この本のなかで、いちばん印象的だったのは、マーク・ザッカーバーグの「インターネットと人間への信頼」、そして、「彼らがインターネットを通じて、人間と社会を変えようとしていること」でした。
「本当の自分にならない限りフェイスブックにはいられない」
フェイスブックの透明性急進派のメンバーたちは、ザッカーバーグを含め、可視性を高くすればするほど良い人間になれる、と信じていた。たとえば、フェイスブックのおかげで、最近の若者たちは彼氏や彼女をだますのが難しくなったという人もいる。さらには、透明性が高いほど寛容な社会が生まれ、誰もが時に悪いことや見苦しいこともする、ということをやがて受け入れるようになるとも言う。透明性が不可避であるという前提は、2006年9月にニュースフィードを開始した時にも真剣に検討された。透明性は人の行動をすべて同一に扱い、その結果個人のアイデンティティーのすべてを、どんな状況からでも同じ情報のストリームへと伸縮させる。

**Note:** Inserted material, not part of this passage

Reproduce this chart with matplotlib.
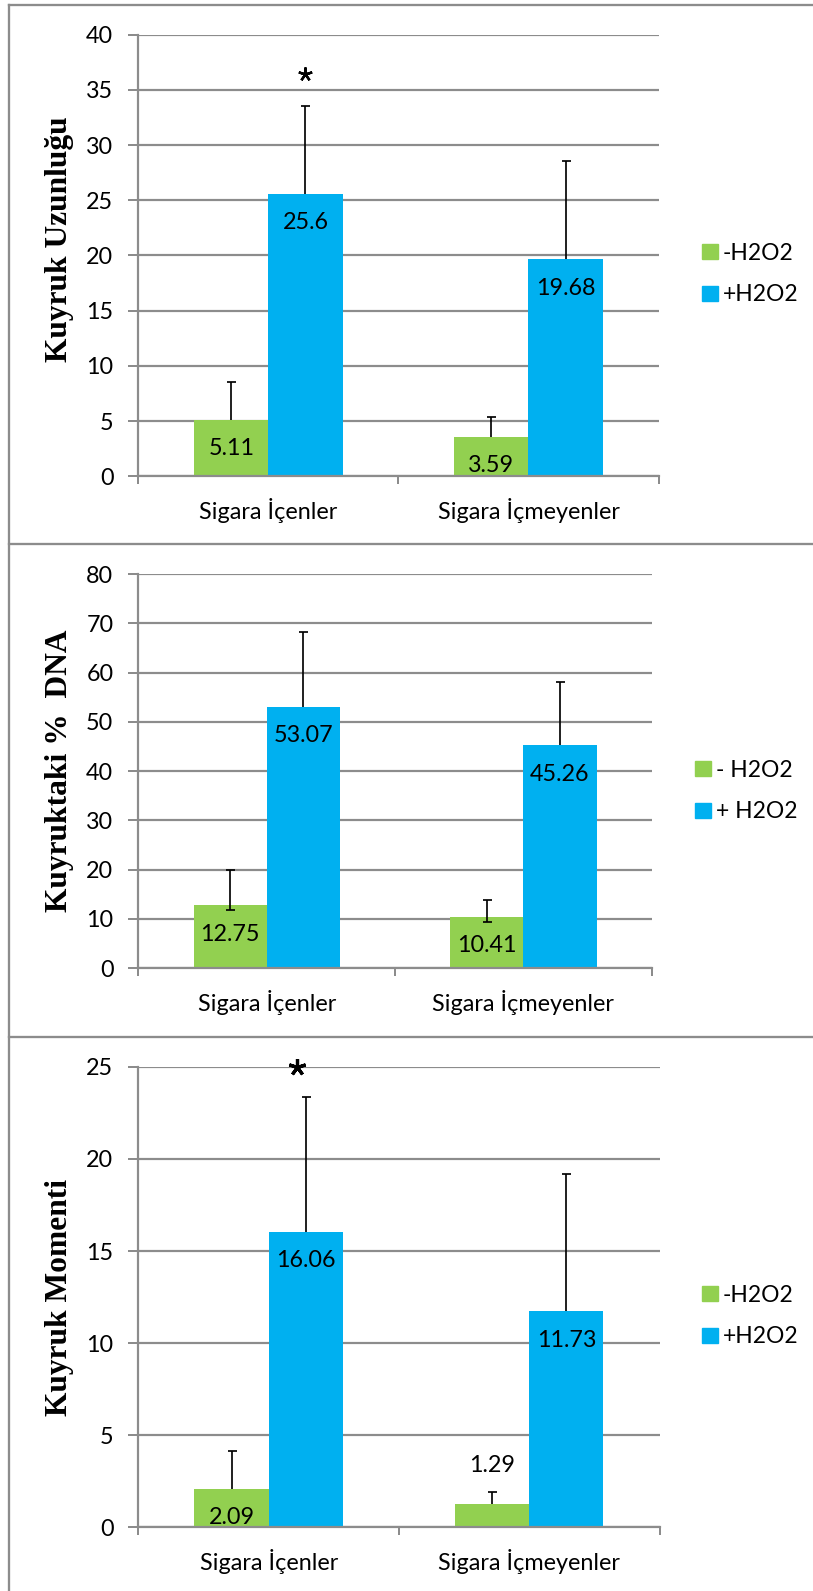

『フェイスブック』では、基本的に「実名登録」が求められており、「荒らし」が目的でないかぎり、「匿名」では、このサービスで受けられるメリットが少なくなってしまいます。
その一方で、実名登録で、自分の行動が「可視化」されてしまうというのは、大きなリスクも伴っています。
日本の「ネット社会」に親しんでいる僕は「実名のリスク」ばかり考えてしまいますし、mixiでも匿名(ハンドルネーム)登録をしているのですが、『フェイスブック』の世界的な隆盛をみていると、インターネットは「個人情報の可視化によって、人と人をより効率的に繋ぐこと」に向かっているように感じられます。
どんなに「顔出し」したくなくても、運転免許証に顔写真が必要であるように、『フェイスブック』に実名+写真入り登録することが当たり前の時代がやってくるのかもしれません。
「みんなが実名の世界」であれば、たしかに「悪いこと」はやりにくくはなるでしょう。
日本でも「実名での登録制インターネット」を提案した政治家がいましたが、彼は「なんて寝言いっているんだ?」と多くのネットユーザーから嘲笑されました。
でも、世界の潮流としては、「ユーザーが自発的に、実名インターネットのほうに向かっている」ように思われます。
僕個人としては、「仕事の愚痴もこぼせないネット社会」は、寂しくてしょうがないのだけれども。
『フェイスブック』でも「何を、どこまで公開するか?」という「プライバシー問題」は常に火種になっていて、「可視性を高くすればするほど良い人間になれる」「透明性が高いほど寛容な社会が生まれる」という「理想主義」が、今後も追究されていくかどうかはわかりません。
そんなにうまくいくものだろうか?と僕は思うし、「可視化」されていけばいくほど、「見えない部分」の闇は深くなっていくのでないか、とも感じます。
ただ、現在『フェイスブック』は、中国、ブラジル、そして日本を除く世界の主要な国々で、もっとも優勢なソーシャル・ネットワークとなっており、もしかしたら、「ネットでの閉鎖性」において、日本の「ガラパゴス化」は、携帯電話のハード以上に進行しているのかもしれません。
これから、インターネットは、そして、人間はどこへ向かっていくのか?
日本人は、『フェイスブック』を無視し続けられるのか?
かなり情報量が多くて、読むのが大変な本ではあります。
しかしながら、マーク・ザッカーバーグや『フェイスブック』のことを知りたい人だけでなく、「これからの世界」について興味がある人には、ぜひ読んでみていただきたい一冊です。